Rav Ovadia Yosef Was Provocative Bigot
News of the death of Rabbi Ovadia Yosef, a towering religious and political figure in Israel, plunged millions into mourning.
Prime Minister Benjamin Netanyahu said Yosef “was imbued with love for Torah and his people.” President Shimon Peres cut short a meeting with Czech Prime Minister upon hearing of Rav Ovadia’s death. Ordinary people fainted with emotion and grief.
Even amid this outpouring, we should not forget Yosef’s true colors: He was a racist and inflammatory bigot.
It is true that Yosef was an instrumental and often lenient religious arbitrator throughout his decades-long career. He famously ruled that widows of Isreali soldiers who went missing in the 1973 Yom Kippur War should be allowed to remarry. When large number of Soviet Jews arrived in Israel in the 1970’s and it was unclear if they were really Jewish by traditional, rabbinic standards, Yosef found a way to ensure that they would be accepted as legitimate members of the Jewish community.

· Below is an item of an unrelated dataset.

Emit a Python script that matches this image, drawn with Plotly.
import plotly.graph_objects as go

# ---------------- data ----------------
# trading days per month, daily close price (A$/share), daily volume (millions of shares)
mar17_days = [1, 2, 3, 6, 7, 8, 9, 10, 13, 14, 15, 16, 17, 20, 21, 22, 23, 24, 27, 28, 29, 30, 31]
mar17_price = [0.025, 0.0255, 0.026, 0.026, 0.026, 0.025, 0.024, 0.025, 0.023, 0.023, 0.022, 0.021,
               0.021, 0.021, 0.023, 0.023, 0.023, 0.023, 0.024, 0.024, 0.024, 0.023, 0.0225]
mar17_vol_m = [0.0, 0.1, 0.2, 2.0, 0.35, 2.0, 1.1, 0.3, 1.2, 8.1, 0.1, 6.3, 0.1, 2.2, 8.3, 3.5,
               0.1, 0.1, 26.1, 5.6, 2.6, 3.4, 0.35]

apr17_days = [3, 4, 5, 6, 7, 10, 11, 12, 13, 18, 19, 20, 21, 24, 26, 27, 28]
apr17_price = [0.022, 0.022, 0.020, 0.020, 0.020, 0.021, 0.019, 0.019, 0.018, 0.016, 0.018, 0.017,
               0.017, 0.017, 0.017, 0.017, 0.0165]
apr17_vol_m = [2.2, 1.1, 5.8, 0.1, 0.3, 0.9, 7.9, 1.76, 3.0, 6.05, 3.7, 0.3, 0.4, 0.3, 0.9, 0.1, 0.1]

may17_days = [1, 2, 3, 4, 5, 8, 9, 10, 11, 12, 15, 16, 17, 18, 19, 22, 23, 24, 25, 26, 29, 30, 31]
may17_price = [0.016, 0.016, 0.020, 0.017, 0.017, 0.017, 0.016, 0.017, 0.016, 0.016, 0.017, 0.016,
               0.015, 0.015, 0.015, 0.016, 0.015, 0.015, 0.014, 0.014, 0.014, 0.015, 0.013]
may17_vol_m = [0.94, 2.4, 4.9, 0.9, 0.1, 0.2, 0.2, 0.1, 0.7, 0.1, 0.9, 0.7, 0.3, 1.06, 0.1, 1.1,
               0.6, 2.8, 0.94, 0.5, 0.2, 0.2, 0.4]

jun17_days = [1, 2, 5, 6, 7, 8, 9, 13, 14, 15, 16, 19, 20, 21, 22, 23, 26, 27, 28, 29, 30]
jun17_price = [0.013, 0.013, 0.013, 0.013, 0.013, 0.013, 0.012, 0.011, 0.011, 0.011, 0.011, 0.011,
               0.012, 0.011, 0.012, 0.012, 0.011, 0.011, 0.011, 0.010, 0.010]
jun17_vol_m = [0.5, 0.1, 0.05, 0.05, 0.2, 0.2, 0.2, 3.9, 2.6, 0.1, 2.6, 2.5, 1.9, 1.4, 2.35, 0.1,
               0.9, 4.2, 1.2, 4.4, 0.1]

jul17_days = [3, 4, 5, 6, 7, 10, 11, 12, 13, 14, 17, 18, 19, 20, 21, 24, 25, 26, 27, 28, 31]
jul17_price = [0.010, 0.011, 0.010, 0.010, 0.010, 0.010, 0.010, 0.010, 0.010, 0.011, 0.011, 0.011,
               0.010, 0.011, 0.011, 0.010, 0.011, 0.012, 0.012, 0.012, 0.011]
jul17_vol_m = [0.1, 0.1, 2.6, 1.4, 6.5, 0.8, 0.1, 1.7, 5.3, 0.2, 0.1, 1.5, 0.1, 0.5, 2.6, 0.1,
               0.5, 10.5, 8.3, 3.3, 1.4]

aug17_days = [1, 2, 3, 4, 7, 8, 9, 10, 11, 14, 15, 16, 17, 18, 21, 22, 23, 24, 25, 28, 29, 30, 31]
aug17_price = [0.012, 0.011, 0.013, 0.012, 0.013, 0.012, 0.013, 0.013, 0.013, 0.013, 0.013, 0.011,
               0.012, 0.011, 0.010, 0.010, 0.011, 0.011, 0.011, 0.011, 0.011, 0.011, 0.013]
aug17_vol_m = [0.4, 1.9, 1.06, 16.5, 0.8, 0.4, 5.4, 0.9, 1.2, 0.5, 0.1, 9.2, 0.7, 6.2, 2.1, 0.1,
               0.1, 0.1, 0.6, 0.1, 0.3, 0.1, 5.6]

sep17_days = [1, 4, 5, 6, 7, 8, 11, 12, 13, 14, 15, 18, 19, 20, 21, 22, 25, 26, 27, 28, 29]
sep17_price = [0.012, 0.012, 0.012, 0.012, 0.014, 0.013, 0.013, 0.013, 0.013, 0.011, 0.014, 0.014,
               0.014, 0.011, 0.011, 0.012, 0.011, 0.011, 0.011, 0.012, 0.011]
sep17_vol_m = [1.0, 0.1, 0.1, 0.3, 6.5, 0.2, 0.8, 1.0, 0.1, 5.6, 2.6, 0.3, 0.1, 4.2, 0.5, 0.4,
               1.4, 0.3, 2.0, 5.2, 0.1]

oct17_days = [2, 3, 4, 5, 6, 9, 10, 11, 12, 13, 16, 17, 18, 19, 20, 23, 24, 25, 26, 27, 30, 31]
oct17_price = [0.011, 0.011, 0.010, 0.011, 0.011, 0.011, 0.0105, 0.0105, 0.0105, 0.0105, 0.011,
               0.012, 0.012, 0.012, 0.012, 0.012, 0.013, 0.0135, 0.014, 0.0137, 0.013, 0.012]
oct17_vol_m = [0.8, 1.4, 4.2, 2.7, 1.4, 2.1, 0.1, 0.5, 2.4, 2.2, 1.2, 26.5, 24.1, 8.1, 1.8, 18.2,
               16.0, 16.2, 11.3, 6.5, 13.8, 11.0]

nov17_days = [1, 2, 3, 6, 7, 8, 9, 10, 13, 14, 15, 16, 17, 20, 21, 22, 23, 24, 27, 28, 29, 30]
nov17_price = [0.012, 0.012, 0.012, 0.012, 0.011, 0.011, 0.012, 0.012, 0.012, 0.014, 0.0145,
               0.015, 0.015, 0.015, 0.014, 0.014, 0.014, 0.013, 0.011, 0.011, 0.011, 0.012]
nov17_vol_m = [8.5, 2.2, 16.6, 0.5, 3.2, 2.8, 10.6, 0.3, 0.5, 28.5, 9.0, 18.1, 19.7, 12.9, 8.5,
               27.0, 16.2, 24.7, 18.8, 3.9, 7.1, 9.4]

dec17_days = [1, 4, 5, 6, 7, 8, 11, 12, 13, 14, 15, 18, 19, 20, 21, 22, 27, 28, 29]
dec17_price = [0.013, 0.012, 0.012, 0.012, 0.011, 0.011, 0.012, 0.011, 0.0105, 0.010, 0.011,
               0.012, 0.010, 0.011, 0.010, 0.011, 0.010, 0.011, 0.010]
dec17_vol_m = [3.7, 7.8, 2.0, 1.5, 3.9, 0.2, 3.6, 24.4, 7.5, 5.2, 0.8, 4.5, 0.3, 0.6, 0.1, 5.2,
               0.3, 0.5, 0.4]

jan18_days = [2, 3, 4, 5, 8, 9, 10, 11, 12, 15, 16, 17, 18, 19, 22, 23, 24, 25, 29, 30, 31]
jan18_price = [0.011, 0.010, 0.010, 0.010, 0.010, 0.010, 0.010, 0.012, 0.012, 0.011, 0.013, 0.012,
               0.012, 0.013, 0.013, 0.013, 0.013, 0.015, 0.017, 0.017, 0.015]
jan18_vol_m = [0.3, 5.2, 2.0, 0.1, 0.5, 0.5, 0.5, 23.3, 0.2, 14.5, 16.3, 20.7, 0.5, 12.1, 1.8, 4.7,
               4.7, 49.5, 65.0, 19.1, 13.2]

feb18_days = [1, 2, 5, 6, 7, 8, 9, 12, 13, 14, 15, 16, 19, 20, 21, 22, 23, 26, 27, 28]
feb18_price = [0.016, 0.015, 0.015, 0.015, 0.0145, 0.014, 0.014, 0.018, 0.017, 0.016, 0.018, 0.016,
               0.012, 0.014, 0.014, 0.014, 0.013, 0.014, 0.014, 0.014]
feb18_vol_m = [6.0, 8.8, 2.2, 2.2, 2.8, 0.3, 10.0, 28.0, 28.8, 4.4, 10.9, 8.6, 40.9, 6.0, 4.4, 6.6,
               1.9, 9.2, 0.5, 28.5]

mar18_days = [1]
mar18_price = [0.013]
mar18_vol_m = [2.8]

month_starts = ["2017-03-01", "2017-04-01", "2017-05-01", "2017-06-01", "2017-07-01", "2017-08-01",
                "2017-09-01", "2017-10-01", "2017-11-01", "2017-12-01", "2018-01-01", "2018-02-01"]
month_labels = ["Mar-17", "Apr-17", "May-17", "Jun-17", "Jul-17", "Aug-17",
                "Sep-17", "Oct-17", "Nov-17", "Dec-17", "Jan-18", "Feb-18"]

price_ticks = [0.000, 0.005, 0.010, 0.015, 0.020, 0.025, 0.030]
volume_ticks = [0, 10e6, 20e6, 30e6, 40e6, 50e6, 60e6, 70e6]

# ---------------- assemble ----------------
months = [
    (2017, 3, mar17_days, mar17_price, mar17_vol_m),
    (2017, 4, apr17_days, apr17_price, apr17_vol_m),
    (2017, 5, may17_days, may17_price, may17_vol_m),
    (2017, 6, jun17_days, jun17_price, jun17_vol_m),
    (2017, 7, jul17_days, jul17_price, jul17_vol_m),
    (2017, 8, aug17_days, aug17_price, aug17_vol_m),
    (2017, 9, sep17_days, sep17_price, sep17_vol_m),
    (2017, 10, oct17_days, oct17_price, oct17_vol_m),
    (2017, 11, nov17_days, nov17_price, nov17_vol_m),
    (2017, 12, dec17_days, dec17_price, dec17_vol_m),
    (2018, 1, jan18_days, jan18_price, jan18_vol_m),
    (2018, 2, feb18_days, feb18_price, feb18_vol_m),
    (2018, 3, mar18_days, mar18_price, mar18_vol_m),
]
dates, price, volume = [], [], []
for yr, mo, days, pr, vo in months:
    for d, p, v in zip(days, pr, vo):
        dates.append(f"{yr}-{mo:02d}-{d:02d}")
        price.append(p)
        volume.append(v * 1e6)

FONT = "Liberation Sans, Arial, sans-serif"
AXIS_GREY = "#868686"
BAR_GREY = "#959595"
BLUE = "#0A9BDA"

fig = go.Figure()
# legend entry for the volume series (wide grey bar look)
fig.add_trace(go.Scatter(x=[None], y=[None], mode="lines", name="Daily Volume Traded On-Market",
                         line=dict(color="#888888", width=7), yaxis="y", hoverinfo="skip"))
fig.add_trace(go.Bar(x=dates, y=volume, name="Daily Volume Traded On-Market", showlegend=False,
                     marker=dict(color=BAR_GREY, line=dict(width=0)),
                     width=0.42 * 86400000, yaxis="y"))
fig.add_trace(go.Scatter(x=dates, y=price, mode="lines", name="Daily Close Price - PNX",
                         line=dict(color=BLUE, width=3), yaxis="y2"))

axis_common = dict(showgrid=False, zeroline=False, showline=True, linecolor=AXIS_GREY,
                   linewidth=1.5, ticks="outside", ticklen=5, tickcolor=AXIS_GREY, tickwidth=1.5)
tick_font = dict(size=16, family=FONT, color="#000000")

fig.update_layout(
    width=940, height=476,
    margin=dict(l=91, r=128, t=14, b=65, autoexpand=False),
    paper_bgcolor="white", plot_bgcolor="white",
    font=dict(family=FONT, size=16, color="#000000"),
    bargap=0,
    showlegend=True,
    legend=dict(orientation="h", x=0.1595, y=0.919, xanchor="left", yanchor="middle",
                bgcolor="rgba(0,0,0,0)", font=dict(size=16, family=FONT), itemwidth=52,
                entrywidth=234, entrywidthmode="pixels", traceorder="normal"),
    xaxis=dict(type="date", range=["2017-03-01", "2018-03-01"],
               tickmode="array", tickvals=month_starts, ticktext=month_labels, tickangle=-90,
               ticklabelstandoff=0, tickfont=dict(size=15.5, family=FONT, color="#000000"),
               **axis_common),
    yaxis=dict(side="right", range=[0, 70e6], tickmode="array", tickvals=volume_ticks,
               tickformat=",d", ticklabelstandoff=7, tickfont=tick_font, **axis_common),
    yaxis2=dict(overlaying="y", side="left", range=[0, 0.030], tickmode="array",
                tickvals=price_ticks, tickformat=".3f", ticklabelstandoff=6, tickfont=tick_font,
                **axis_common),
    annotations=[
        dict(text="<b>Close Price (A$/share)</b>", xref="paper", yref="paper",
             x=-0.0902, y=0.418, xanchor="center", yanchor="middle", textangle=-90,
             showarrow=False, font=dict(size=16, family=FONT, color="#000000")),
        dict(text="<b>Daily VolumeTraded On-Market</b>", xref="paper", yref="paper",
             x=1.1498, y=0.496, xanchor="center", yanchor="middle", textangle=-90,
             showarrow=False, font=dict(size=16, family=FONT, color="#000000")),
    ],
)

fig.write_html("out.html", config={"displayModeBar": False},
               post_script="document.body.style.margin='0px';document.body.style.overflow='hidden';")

At the same time, we should not be blinded by his political or religious importance to his shameful discriminatory language. When Hurricane Katrina struck in 2005, Yosef said black Americans brought the disaster on themselves.
“There are terrible natural disasters because there isn’t enough Torah study,” he said. “Black people reside there (in New Orleans) Blacks will study the Torah? (God said), ‘let’s bring a tsunami and drown them.”

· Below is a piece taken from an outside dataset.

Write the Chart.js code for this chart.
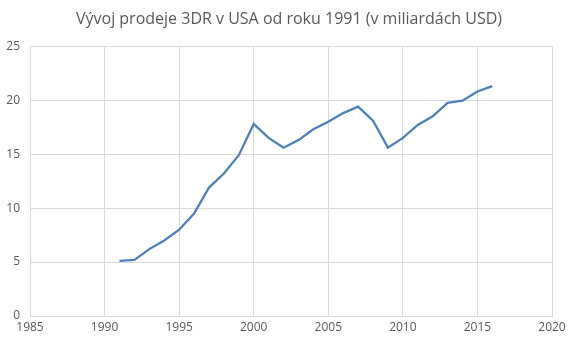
<!DOCTYPE html>
<html>
<head>
<meta charset="utf-8">
<script src="https://cdn.jsdelivr.net/npm/chart.js@4"></script>
<style>
  html, body { margin: 0; padding: 0; background: #fff; }
  #wrap { width: 578px; height: 344px; }
</style>
</head>
<body>
<div id="wrap"><canvas class="js-chart" width="578" height="344"></canvas></div>
<script>
const TITLE = 'Vývoj prodeje 3DR v USA od roku 1991 (v miliardách USD)';
const years = [1991, 1992, 1993, 1994, 1995, 1996, 1997, 1998, 1999, 2000,
  2001, 2002, 2003, 2004, 2005, 2006, 2007, 2008, 2009, 2010,
  2011, 2012, 2013, 2014, 2015, 2016];
const sales = [5.1, 5.2, 6.2, 7.0, 8.0, 9.5, 11.9, 13.2, 14.9, 17.8,
  16.5, 15.6, 16.3, 17.3, 18.0, 18.8, 19.4, 18.1, 15.6, 16.5,
  17.7, 18.5, 19.75, 19.95, 20.8, 21.3];
const xTicks = [1985, 1990, 1995, 2000, 2005, 2010, 2015, 2020];
const yTicks = [0, 5, 10, 15, 20, 25];

const context = document.querySelector('.js-chart').getContext('2d');
const FONT = "'Open Sans', 'Liberation Sans', sans-serif";
const GRID = '#d9d9d9';
const TEXT = '#595959';

new Chart(context, {
  type: 'scatter',
  data: {
    datasets: [
      {
        data: years.map((y, i) => ({ x: y, y: sales[i] })),
        showLine: true,
        borderColor: '#4f7fb9',
        borderWidth: 2.25,
        pointRadius: 0,
        tension: 0,
      },
    ],
  },
  options: {
    responsive: false,
    animation: false,
    layout: { padding: { left: 0, right: 0, top: 10, bottom: 0 } },
    plugins: {
      legend: { display: false },
      tooltip: { enabled: false },
      title: {
        display: true,
        text: TITLE,
        color: TEXT,
        font: { family: FONT, size: 16, weight: 'normal' },
        padding: { top: 0, bottom: 17 },
      },
    },
    scales: {
      x: {
        type: 'linear',
        min: xTicks[0],
        max: xTicks[xTicks.length - 1],
        afterBuildTicks(axis) {
          axis.ticks = xTicks.map(v => ({ value: v }));
        },
        afterFit(axis) {
          axis.height = 28;
          axis.paddingRight = 26;
        },
        grid: { color: GRID, drawTicks: false },
        border: { color: GRID },
        ticks: {
          color: TEXT,
          font: { family: FONT, size: 12 },
          padding: 4,
          maxRotation: 0,
          callback(value) {
            return String(value);
          },
        },
      },
      y: {
        min: yTicks[0],
        max: yTicks[yTicks.length - 1],
        afterBuildTicks(axis) {
          axis.ticks = yTicks.map(v => ({ value: v }));
        },
        afterFit(axis) {
          axis.width = 30;
        },
        grid: { color: GRID, drawTicks: false },
        border: { display: false },
        ticks: {
          color: TEXT,
          font: { family: FONT, size: 12 },
          padding: 10,
        },
      },
    },
  },
});
</script>
</body>
</html>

The rabbi’s offensive talk was not limited to the African American community. In 2007, Yosef explained that some Israeli soldiers are killed in battle because they are not observant enough.
“Is it any wonder if, heaven forbid, soldiers are killed during war?” he asked. “They don’t observe the Sabbath, they don’t observe the Torah, they don’t put on Tefillin every day.”

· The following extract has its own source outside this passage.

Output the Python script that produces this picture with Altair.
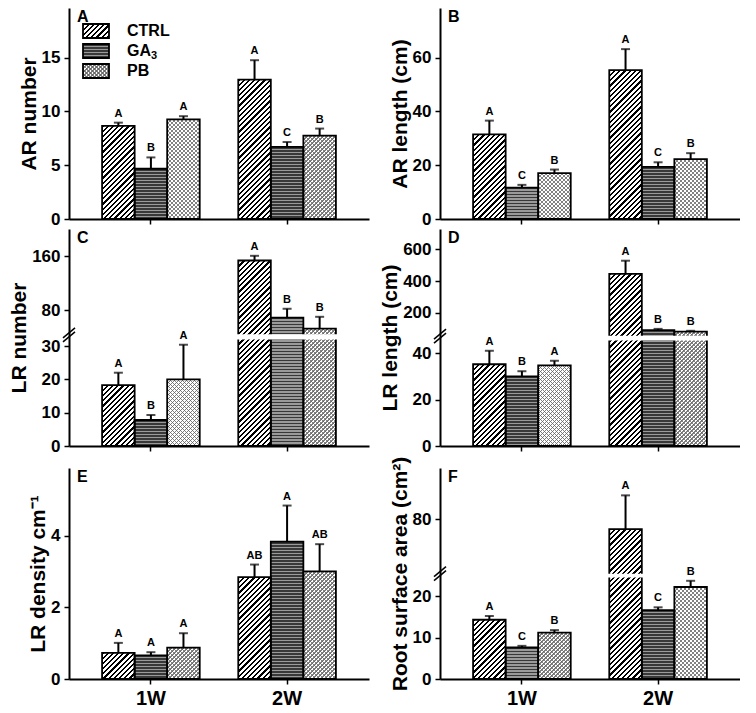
import altair as alt
import pandas as pd
import numpy as np

FONT = "Liberation Sans"

weeks = ["1W", "2W"]
treatments = ["CTRL", "GA3", "PB"]

# order of values: 1W CTRL, 1W GA3, 1W PB, 2W CTRL, 2W GA3, 2W PB
ar_number = [8.65, 4.67, 9.25, 12.95, 6.70, 7.75]
ar_number_se = [0.30, 1.05, 0.30, 1.80, 0.45, 0.65]
ar_number_letters = ["A", "B", "A", "A", "C", "B"]

ar_length = [31.5, 11.7, 17.1, 55.4, 19.4, 22.3]
ar_length_se = [5.1, 1.0, 1.3, 7.8, 1.7, 2.2]
ar_length_letters = ["A", "C", "B", "A", "C", "B"]

lr_number = [18.3, 7.8, 20.0, 154.0, 68.8, 52.4]
lr_number_se = [3.7, 1.5, 10.4, 7.0, 13.2, 17.6]
lr_number_letters = ["A", "B", "A", "A", "B", "B"]

lr_length = [35.2, 30.0, 34.7, 445.0, 90.0, 81.0]
lr_length_se = [5.8, 2.2, 2.0, 83.0, 8.0, 5.0]
lr_length_letters = ["A", "B", "A", "A", "B", "B"]

lr_density = [0.73, 0.66, 0.88, 2.85, 3.84, 3.01]
lr_density_se = [0.28, 0.09, 0.40, 0.35, 1.01, 0.76]
lr_density_letters = ["A", "A", "A", "AB", "A", "AB"]

surface_area = [14.3, 7.6, 11.2, 72.9, 16.6, 22.2]
surface_area_se = [0.9, 0.4, 0.6, 24.9, 0.7, 1.5]
surface_area_letters = ["A", "C", "B", "A", "C", "B"]

W = 300
ROW_H = [211, 217, 211]
PI, PO = 0.283, 0.243
STEP = W / (2 - PI + 2 * PO)
BAR_W = STEP * (1 - PI) / 3


def stripe_stops(L, period, frac, c_on, c_off):
    n = int(np.ceil(L / period))
    stops = []
    for k in range(n):
        a = min(k * period / L, 1.0)
        b = min((k + frac) * period / L, 1.0)
        c = min((k + 1) * period / L, 1.0)
        stops += [{"offset": round(a, 5), "color": c_on},
                  {"offset": round(b, 5), "color": c_on},
                  {"offset": round(b, 5), "color": c_off},
                  {"offset": round(c, 5), "color": c_off}]
    return stops


def diag(w, h, period, frac, c_on, c_off, flip=False):
    h = max(h, 1.0)
    L = w + h
    d = w * w + h * h
    stops = stripe_stops(L, period, frac, c_on, c_off)
    if flip:
        return {"gradient": "linear", "stops": stops, "x1": 0, "y1": 1,
                "x2": round(w * L / d, 5), "y2": round(1 - h * L / d, 5)}
    return {"gradient": "linear", "stops": stops, "x1": 0, "y1": 0,
            "x2": round(w * L / d, 5), "y2": round(h * L / d, 5)}


def horiz(h, period, frac, c_on, c_off):
    h = max(h, 1.0)
    return {"gradient": "linear", "stops": stripe_stops(h, period, frac, c_on, c_off),
            "x1": 0, "y1": 0, "x2": 0, "y2": 1}


def fills(treat, w, h):
    if treat == "CTRL":
        return [diag(w, h, 5.2, 0.42, "#000000", "#ffffff")]
    if treat == "GA3":
        return [horiz(h, 3.0, 0.62, "#383838", "#9a9a9a")]
    return [diag(w, h, 4.0, 0.34, "#808080", "#ffffff"),
            diag(w, h, 4.0, 0.34, "rgba(100,100,100,0.8)", "rgba(255,255,255,0)", flip=True)]


panels = [
    dict(letter="A", title="AR number", vals=ar_number, se=ar_number_se, lets=ar_number_letters,
         dom=[0, 19.6], ref=[223, 5], ticks=[0, 5, 10, 15], row=0, legend=True),
    dict(letter="B", title="AR length (cm)", vals=ar_length, se=ar_length_se, lets=ar_length_letters,
         dom=[0, 78.5], ref=[223, 5], ticks=[0, 20, 40, 60], row=0),
    dict(letter="C", title="LR number", vals=lr_number, se=lr_number_se, lets=lr_number_letters,
         dom=[0, 32, 44, 201], ref=[457.7, 348.3, 343, 235], ticks=[0, 10, 20, 30, 80, 160], row=1),
    dict(letter="D", title="LR length (cm)", vals=lr_length, se=lr_length_se, lets=lr_length_letters,
         dom=[0, 45.4, 55, 728], ref=[456.7, 348, 343, 233], ticks=[0, 20, 40, 200, 400, 600], row=1),
    dict(letter="E", title="LR density cm⁻¹", vals=lr_density, se=lr_density_se, lets=lr_density_letters,
         dom=[0, 5.9], ref=[682.7, 463], ticks=[0, 2, 4], row=2),
    dict(letter="F", title="Root surface area (cm²)", vals=surface_area, se=surface_area_se,
         lets=surface_area_letters, dom=[0, 24.5, 40, 118], ref=[682.7, 577, 573, 463],
         ticks=[0, 10, 20, 80], row=2),
]


def make_panel(p):
    H = ROW_H[p["row"]]
    bottom_ref, top_ref = p["ref"][0], p["ref"][-1]
    rng = [round(H * (r - top_ref) / (bottom_ref - top_ref), 3) for r in p["ref"]]
    dom = p["dom"]
    df = pd.DataFrame({
        "week": [w for w in weeks for t in treatments],
        "treatment": [t for w in weeks for t in treatments],
        "value": p["vals"],
        "upper": [v + e for v, e in zip(p["vals"], p["se"])],
        "letter": p["lets"],
    })
    is_bottom = p["row"] == 2
    x = alt.X("week:N", sort=weeks,
              scale=alt.Scale(domain=weeks, paddingInner=PI, paddingOuter=PO),
              axis=alt.Axis(title=None, labels=is_bottom, labelFontSize=20, labelPadding=4,
                            labelAngle=0, ticks=True, domain=True))
    xo = alt.XOffset("treatment:N", sort=treatments,
                     scale=alt.Scale(domain=treatments, paddingInner=0, paddingOuter=0))
    yscale = alt.Scale(domain=dom, range=rng, nice=False, zero=False)
    yaxis = alt.Axis(title=p["title"], values=p["ticks"], format="d")
    y = alt.Y("value:Q", scale=yscale, axis=yaxis)

    base = alt.Chart(df)
    layers = [base.mark_bar(fill="#ffffff").encode(x=x, xOffset=xo, y=y)]
    for i, row in df.iterrows():
        yv = float(np.interp(row["value"], dom, rng))
        h = H - yv
        for g in fills(row["treatment"], BAR_W, h):
            layers.append(
                base.transform_filter(
                    (alt.datum.week == row["week"]) & (alt.datum.treatment == row["treatment"])
                ).mark_bar(fill=g).encode(x=x, xOffset=xo, y=y)
            )
    layers.append(base.mark_bar(fillOpacity=0, stroke="#000000", strokeWidth=1.8)
                  .encode(x=x, xOffset=xo, y=y))

    one = alt.Chart(pd.DataFrame({"k": [0]}))
    if len(dom) == 4:
        layers.append(one.mark_rect(fill="#ffffff").encode(
            x=alt.value(2), x2=alt.value(W), y=alt.Y(datum=dom[1], scale=yscale, axis=yaxis),
            y2=alt.datum(dom[2])))
        yb = (rng[1] + rng[2]) / 2
        for off in (0, -4):
            layers.append(one.mark_rule(stroke="#000000", strokeWidth=1.5).encode(
                x=alt.value(-6), x2=alt.value(6),
                y=alt.value(yb + 5 + off), y2=alt.value(yb - 5 + off)))

    layers.append(base.mark_rule(stroke="#000000", strokeWidth=2).encode(
        x=x, xOffset=xo, y=alt.Y("value:Q", scale=yscale, axis=yaxis), y2="upper:Q"))
    layers.append(base.mark_tick(color="#000000", size=9, thickness=2, orient="horizontal").encode(
        x=x, xOffset=xo, y=alt.Y("upper:Q", scale=yscale, axis=yaxis)))
    layers.append(base.mark_text(font=FONT, fontSize=11, fontWeight="bold", baseline="bottom",
                                 dy=-4, color="#000000").encode(
        x=x, xOffset=xo, y=alt.Y("upper:Q", scale=yscale, axis=yaxis), text="letter:N"))
    layers.append(one.mark_text(font=FONT, fontSize=16, fontWeight="bold", align="left",
                                baseline="top", color="#000000", text=p["letter"]).encode(
        x=alt.value(8), y=alt.value(1)))

    if p.get("legend"):
        sw_x, sw_w, sw_h = 14, 26, 14
        for j, t in enumerate(treatments):
            top = 16 + 20 * j
            for g in [{"gradient": "linear", "stops": [{"offset": 0, "color": "#fff"}, {"offset": 1, "color": "#fff"}]}] + fills(t, sw_w, sw_h):
                layers.append(one.mark_rect(fill=g).encode(
                    x=alt.value(sw_x), x2=alt.value(sw_x + sw_w),
                    y=alt.value(top), y2=alt.value(top + sw_h)))
            layers.append(one.mark_rect(fillOpacity=0, stroke="#000000", strokeWidth=1.8).encode(
                x=alt.value(sw_x), x2=alt.value(sw_x + sw_w),
                y=alt.value(top), y2=alt.value(top + sw_h)))
            label = "GA" if t == "GA3" else t
            layers.append(one.mark_text(font=FONT, fontSize=16, fontWeight="bold", align="left",
                                        baseline="middle", color="#000000", text=label).encode(
                x=alt.value(58), y=alt.value(top + sw_h / 2)))
            if t == "GA3":
                layers.append(one.mark_text(font=FONT, fontSize=11, fontWeight="bold", align="left",
                                            baseline="middle", color="#000000", text="3").encode(
                    x=alt.value(82), y=alt.value(top + sw_h / 2 + 5)))

    return alt.layer(*layers).properties(width=W, height=H)


charts = [make_panel(p) for p in panels]
chart = alt.concat(*charts, columns=2, spacing={"row": 2, "column": 10}).properties(
    padding=0
).configure_view(stroke=None).configure_axis(
    labelFont=FONT, titleFont=FONT, labelFontWeight="bold", titleFontWeight="bold",
    labelFontSize=17, titleFontSize=21, labelColor="#000000", titleColor="#000000",
    domainColor="#000000", domainWidth=2, tickColor="#000000", tickWidth=1.5, tickSize=5,
    grid=False, labelPadding=4, titlePadding=2
)

chart.save("out.html", embed_options={"renderer": "svg", "actions": False})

Yosef’s combative remarks have also extended into the Palestinian conflict. The New York Times reported that at a 2001 sermon he declared Israelis must be heartless when it comes to the Palestinians.
“It is forbidden to be merciful to them. You must send missiles to them and annihilate them,” he said. “They are evil and damnable.”
In 2010, refering to Palestinian President Mahmoud Abbas, Yosef wished that “all the nasty people who hate Israel, like Abu Mazen, vanish from the world. May God strike them down with a plague along with all the nasty Palestinians who persecute Israel.” In view of that vitriol, it is admirable that Abbas expressed condolences to Yosef’s family after his death.
Possibly the most hurtful of Yosef’s remarks concerned Holocaust survivors. He asserted that the 6 million Jews who were slaughtered by the Nazis got what they deserved because they somehow failed to follow Jewish law
“(They) were reincarnations of the souls of sinners, people who transgressed, and did all sorts of things which should not be done,” he said.
There is no doubt that Yosef was a key politician, especially for Sephardic religious Jews with roots in the Arab world. However, the understandable impulse to placate an important political base should not prevent Israeli leaders — and opinion leaders — from acknowledging Yosef’s true self. For the sake of black Americans, slain IDF soldiers, and Holocaust survivors, we must not forget.